In the present case, the court found that it did not have to conduct a Porter hearing because the scientific principles of ballistics and firearms analysis are well established. Furthermore, the court held that “[t]ool marking is clearly a science and technology that can be measured, photographed, calibrated and enlarged.” As a result, the court found the evidence both reliable and relevant. In his brief, the defendant attempts to distinguish the process of tool mark identification that involves magazine marks from the general field of tool mark and firearm identification. The court did not abuse its discretion in concluding that the tool marking identification involving magazine marks is reliable and relevant as a part of the broader field of tool mark and firearm identification. There was ample evidence in the record to justify the court’s conclusion. On cross-examination, Stephenson stated that “[t]here’s only one method used, scientific method that we’ve all practiced and used within the field of firearms and tool mark identification, and that’s the comparison of two sets or more of random marks placed upon the contoured surfaces to compare those to find an agreement, a sufficient agreement between those two surfaces to make an individualization.” Furthermore, he stated that “[w]e all follow the same basic theory that an individual tool mark can be specified to an individual tool once we find that pattern agreement upon those surfaces of those two surfaces after we’ve made a conclusion of looking at those for the relative spatial relationship, size and number and quantity of those striae that are upon those surfaces.” Finally, Stephenson testified that “[t]he firearm is a subcategory of tool mark identification.
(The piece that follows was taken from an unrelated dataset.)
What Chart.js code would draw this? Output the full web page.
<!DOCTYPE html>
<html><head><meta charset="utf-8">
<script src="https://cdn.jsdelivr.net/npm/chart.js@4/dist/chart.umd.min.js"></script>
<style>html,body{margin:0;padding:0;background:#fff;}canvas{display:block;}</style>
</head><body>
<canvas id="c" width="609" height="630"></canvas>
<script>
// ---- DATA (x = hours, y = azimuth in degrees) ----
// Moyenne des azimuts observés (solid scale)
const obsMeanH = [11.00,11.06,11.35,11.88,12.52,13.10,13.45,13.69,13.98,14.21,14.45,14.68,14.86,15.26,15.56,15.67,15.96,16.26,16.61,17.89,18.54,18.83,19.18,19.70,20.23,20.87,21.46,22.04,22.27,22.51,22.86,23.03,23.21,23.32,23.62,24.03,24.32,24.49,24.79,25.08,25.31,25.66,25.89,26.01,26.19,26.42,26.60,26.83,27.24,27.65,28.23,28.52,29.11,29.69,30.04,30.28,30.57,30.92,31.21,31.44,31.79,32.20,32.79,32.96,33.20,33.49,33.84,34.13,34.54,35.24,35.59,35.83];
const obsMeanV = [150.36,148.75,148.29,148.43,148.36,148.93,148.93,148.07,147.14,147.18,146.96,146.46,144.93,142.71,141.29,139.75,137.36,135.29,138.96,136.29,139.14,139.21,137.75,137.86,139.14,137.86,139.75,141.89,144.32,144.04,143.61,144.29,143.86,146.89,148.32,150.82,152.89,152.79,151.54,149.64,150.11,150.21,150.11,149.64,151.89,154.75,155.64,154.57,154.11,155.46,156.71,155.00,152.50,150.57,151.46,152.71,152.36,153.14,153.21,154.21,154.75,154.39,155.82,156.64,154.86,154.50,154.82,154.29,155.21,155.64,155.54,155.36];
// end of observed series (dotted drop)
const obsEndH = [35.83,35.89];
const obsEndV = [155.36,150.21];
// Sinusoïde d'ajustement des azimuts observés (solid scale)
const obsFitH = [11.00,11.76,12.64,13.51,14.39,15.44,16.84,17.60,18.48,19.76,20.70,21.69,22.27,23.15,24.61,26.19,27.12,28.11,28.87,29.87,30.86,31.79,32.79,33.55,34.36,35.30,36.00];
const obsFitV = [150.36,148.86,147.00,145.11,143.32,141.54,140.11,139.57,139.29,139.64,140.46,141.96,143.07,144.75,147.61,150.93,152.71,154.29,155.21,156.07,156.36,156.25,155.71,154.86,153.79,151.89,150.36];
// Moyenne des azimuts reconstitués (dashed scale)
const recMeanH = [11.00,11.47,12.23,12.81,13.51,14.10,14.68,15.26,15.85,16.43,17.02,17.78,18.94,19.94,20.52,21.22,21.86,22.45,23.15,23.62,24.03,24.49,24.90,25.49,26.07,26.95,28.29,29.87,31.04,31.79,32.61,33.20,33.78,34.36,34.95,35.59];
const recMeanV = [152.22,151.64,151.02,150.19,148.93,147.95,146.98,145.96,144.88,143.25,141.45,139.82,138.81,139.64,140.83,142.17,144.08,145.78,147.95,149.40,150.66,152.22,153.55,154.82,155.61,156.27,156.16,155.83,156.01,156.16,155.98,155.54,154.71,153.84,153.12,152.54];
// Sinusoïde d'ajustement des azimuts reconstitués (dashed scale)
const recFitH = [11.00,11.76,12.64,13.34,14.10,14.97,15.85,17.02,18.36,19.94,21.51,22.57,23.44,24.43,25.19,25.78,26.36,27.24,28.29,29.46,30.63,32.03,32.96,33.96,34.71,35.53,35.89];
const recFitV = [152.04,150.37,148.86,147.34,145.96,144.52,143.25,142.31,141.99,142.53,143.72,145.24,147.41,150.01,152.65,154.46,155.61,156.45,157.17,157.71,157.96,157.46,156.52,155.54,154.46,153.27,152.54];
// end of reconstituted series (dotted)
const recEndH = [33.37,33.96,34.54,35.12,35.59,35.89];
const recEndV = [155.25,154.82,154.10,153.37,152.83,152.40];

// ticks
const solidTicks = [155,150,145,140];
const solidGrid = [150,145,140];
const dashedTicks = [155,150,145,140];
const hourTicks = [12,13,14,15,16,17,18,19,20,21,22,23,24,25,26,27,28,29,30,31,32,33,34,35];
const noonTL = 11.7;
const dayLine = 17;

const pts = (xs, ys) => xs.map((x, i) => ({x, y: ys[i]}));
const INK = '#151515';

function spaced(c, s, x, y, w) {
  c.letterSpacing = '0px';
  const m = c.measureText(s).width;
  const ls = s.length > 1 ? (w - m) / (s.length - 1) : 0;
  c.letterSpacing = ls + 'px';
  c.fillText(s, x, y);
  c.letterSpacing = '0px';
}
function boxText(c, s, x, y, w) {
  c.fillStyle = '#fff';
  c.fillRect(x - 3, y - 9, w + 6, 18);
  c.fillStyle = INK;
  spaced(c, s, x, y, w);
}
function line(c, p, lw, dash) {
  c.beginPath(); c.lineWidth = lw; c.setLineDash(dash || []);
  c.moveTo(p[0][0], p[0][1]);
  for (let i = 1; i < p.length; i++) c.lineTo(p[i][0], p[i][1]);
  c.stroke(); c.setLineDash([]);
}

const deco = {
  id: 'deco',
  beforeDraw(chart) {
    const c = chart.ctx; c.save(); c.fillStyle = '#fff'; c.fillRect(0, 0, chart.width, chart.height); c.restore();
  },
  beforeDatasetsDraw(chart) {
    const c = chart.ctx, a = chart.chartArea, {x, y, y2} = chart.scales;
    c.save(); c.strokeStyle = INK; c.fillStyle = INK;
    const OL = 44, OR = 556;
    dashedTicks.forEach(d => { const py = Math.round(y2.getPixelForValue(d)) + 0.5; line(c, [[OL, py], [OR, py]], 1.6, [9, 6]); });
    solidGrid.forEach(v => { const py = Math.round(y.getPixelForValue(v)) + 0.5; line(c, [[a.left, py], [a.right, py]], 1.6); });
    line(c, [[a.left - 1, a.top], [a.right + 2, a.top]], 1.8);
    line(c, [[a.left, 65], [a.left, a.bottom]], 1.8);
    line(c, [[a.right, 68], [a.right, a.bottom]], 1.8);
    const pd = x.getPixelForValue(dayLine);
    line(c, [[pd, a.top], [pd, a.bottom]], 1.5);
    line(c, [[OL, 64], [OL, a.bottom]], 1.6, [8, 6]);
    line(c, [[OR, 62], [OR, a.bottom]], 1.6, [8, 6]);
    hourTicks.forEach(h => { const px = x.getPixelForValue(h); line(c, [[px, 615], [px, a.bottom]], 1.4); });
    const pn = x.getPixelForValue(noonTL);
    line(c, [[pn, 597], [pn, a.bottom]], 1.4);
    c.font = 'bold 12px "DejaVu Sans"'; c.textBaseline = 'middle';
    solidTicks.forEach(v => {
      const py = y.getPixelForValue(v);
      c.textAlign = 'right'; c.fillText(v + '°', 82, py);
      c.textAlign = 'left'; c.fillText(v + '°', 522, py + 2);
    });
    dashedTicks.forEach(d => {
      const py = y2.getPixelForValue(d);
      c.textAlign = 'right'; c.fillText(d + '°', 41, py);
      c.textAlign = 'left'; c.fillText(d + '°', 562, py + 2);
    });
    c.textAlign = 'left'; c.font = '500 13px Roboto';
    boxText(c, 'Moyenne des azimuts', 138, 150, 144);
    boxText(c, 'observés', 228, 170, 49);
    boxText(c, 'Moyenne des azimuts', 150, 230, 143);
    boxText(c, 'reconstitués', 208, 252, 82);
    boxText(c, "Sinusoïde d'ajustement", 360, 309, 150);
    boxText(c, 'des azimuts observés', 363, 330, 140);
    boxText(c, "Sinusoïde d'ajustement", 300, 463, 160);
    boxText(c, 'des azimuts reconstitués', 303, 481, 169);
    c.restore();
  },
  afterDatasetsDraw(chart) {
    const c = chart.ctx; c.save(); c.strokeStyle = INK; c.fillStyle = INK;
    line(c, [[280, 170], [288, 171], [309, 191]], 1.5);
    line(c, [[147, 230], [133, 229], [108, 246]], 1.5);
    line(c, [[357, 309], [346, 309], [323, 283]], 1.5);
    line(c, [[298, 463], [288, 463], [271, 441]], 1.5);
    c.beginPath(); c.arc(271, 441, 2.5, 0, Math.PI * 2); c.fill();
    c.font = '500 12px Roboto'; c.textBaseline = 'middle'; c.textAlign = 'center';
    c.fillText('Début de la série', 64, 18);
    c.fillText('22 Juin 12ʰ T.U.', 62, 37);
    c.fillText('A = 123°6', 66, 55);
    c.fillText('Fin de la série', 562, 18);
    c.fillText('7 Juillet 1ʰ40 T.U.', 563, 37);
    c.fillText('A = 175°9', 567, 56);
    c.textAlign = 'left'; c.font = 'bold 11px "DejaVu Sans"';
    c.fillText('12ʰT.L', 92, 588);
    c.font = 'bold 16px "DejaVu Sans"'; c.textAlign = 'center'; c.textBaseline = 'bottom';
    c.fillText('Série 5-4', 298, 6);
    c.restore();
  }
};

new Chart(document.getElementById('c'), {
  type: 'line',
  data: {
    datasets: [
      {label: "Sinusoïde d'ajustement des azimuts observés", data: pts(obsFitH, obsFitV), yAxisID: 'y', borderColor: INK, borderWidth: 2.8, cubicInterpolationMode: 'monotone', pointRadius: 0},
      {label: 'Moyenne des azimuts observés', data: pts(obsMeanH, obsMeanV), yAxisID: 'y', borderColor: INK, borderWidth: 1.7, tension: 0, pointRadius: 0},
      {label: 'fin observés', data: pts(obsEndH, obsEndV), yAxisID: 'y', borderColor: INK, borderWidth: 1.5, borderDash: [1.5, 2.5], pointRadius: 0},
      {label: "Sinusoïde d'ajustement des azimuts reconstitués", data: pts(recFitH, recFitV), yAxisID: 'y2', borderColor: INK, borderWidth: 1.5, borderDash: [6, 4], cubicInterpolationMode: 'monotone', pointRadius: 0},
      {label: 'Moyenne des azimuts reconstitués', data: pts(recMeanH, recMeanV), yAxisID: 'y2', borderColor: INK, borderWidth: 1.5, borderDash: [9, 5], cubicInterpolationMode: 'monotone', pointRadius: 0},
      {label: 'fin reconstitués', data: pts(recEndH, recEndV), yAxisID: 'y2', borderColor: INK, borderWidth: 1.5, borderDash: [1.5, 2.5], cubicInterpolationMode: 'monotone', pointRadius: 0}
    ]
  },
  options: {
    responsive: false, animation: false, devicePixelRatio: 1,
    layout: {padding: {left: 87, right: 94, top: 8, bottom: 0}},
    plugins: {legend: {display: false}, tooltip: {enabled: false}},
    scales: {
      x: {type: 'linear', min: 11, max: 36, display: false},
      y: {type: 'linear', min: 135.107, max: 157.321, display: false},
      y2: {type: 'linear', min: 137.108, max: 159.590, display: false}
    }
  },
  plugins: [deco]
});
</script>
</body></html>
The firearm now becomes a tool. The objects that come—that they come in contact with are the unknown or what you’re trying to identify back to the tool, i.e., the bullet to the barrel, the cartridge casing to the magazine, the cartridge case to the firearm, the breach, the extractor, the ejector, the firing pin. Those all become tools that come in contact with those surfaces. And it’s all based on an identification of those unique patterns of striated or impressed marks upon those surfaces.” Stephenson’s testimony reveals that identifying marks made on the magazine by the cartridge casings is merely a subset of the science of firearm and tool mark identification, which has been well established and admissible evidence under prior case law.